June 15th, 2009, 3:08 pm · Post a Comment · posted by Joaquin

The march to complete the final stages of the border fence got a boost from up high on Monday.

The U.S. Supreme Court declined to hear a case that challenged the federal government’s authority to supersede state and local laws blocking the fence’s construction - what little of it remains to be built. The case, with its origins in El Paso, challenged the constitutionality of a provision in a sweeping 2005 law that gave the Department of Homeland Security the power to waive local legal requirements in building the  700-mile border fence.

The 2005 law gives the DHS secretary extraordinary power to also circumvent federal laws - such as the Endangered Species Act - in constructing the fence.  The El Paso case appears to gotten considerable interest from the Supreme Court justices as the matter was brought up eight times in their conference, which according to The Hill, is unusual. However, in the end, the justices declined to hear the case, which upholds the 2005 law.

From here, all locals have left in their limited legal arsenel is U.S. District Judge Andrew Hanen of Brownsville. In current court proceedings, Hanen is pressing the DHS to answer some basic questions as it hurries to complete its fence by year’s end. Hanen wants to know how the federal government will ensure landowners access to their property when the fence goes up.

Thousands of acres of land will be stranded between the fence and the river when all construction of the structure is completed. The layout of the ill-begotten fence is essentially a straight one. The reality, however, is that the Rio Grande winds every which way and not in the straight line a government planner would prefer.
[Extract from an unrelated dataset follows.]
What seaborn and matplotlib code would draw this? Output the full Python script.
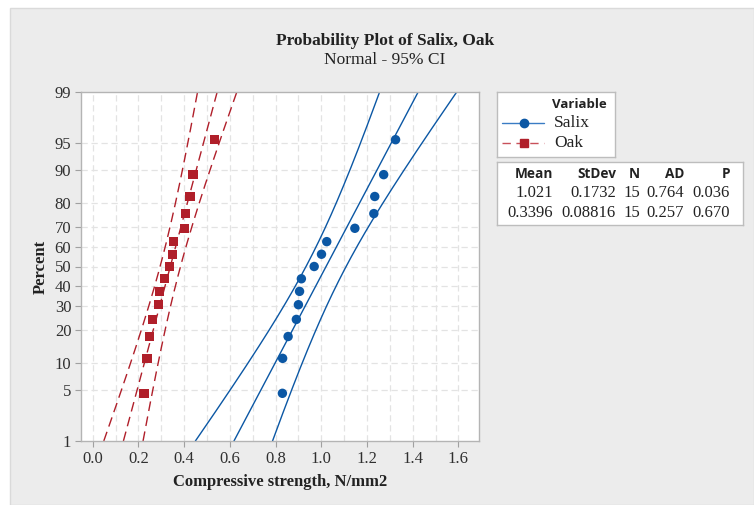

How will landowners access this no-man’s land between the fence and the river and how will landowners be compensated - if need be - for these stretches of property? That’s what Judge Hanen wants to know.  The right of landowners to protect their property and receive proper compensation for its sales - most essential American principles - are apparently no match for the 2005 law giving the DHS secretary unprecedented powers.

Ultimately, DHS will gets its way. The Supreme Court’s decision this week was essentially the final and definitive blow in assuring red state America that a border fence will be going up. It will be to our deteriment along the border, but it will make red staters feel better that something is being done to deter the journey of  the dishwashers, construction workers, landscapers and sheet rockers whose labor is diminishing America.